Section 7.12. GUARANTEES, ETC. Except as set forth in section 5.18 or
otherwise expressly permitted by section 7.06 assume, guarantee, endorse or
otherwise be or become directly or contingently responsible or liable, or permit
any Subsidiary to assume, guarantee, endorse or otherwise be or become directly
or contingently responsible or liable (including, but not limited to, an
agreement to purchase any obligation, stock, assets, goods or services or to
supply or advance any funds, assets, goods or services, or an agreement to
maintain or cause such Person to maintain a minimum working capital or net worth
or otherwise to assure the creditors of any Person against loss) for the
obligations of any Person, except (a) guarantees by endorsement of negotiable
instruments for deposit or collection or similar transactions in the ordinary
course of business and (b) guarantees by any Subsidiary of Indebtedness of the
Borrowers permitted hereunder.
Section 7.13. SUBORDINATED INDEBTEDNESS. Purchase, redeem, retire or
otherwise acquire for value, or set apart any money for a sinking, defeasance or
other analogous fund for the purchase, redemption, retirement or other
acquisition of, or make, or permit any Subsidiary to do any of the foregoing in
respect of any voluntary payment or prepayment of the principal of or interest
on, or other amount owing in respect of, any Subordinated Indebtedness.

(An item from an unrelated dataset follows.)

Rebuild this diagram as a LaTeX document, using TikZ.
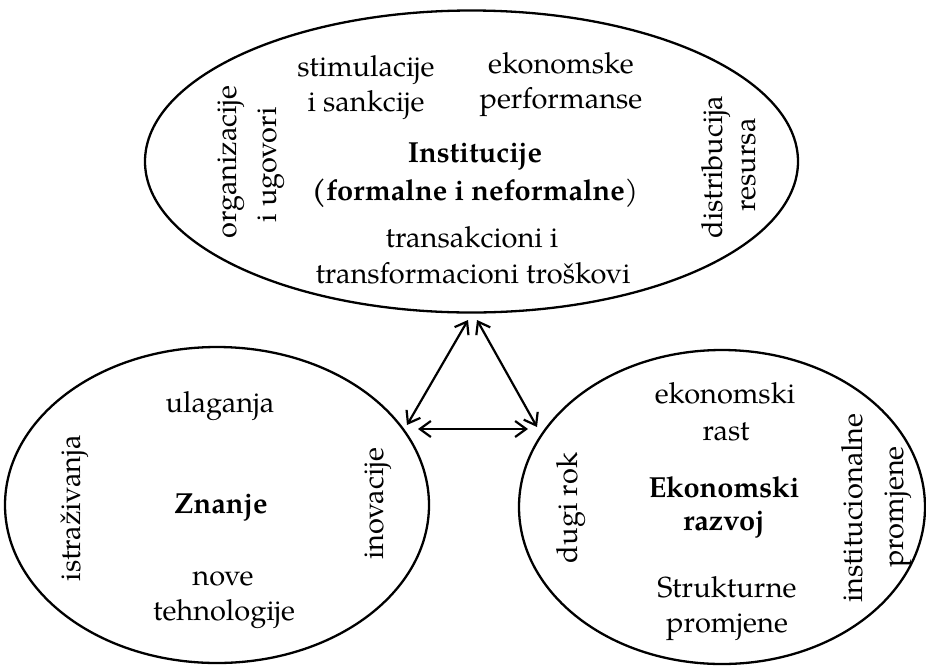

Section 7.14. RESTRICTIVE AGREEMENTS. Enter into, incur or permit to
exist, or permit any Subsidiary to enter into, incur or permit to exist, any
agreement or other arrangement that prohibits, restricts or imposes any
condition upon (a) the ability of any Borrower or any Subsidiary to create,
incur or permit to exist any Lien upon any of its property or assets in favor of
the Agent or the Lenders, or (b) the ability of any Subsidiary to pay dividends
or other distributions with respect to any shares of its capital stock or to
make or repay loans or advances to the Borrowers or the ability of any Guarantor
to Guarantee Indebtedness of the Borrowers; provided that (i) the foregoing
shall not apply to restrictions and conditions imposed by law or by this
Agreement, (ii) the foregoing shall not apply to restrictions and conditions
existing on the date hereof identified on SCHEDULE 7.14 hereto (but shall apply
to any extension or renewal of, or any amendment or modification expanding the
scope of, any such restriction or condition) and (iii) clause (a) of the
foregoing shall not apply to restrictions or conditions imposed by any agreement
relating to secured Indebtedness permitted to be incurred by the Borrowers or
their Subsidiaries under the terms of this Agreement if such restrictions or
conditions apply only to the property or assets securing such Indebtedness.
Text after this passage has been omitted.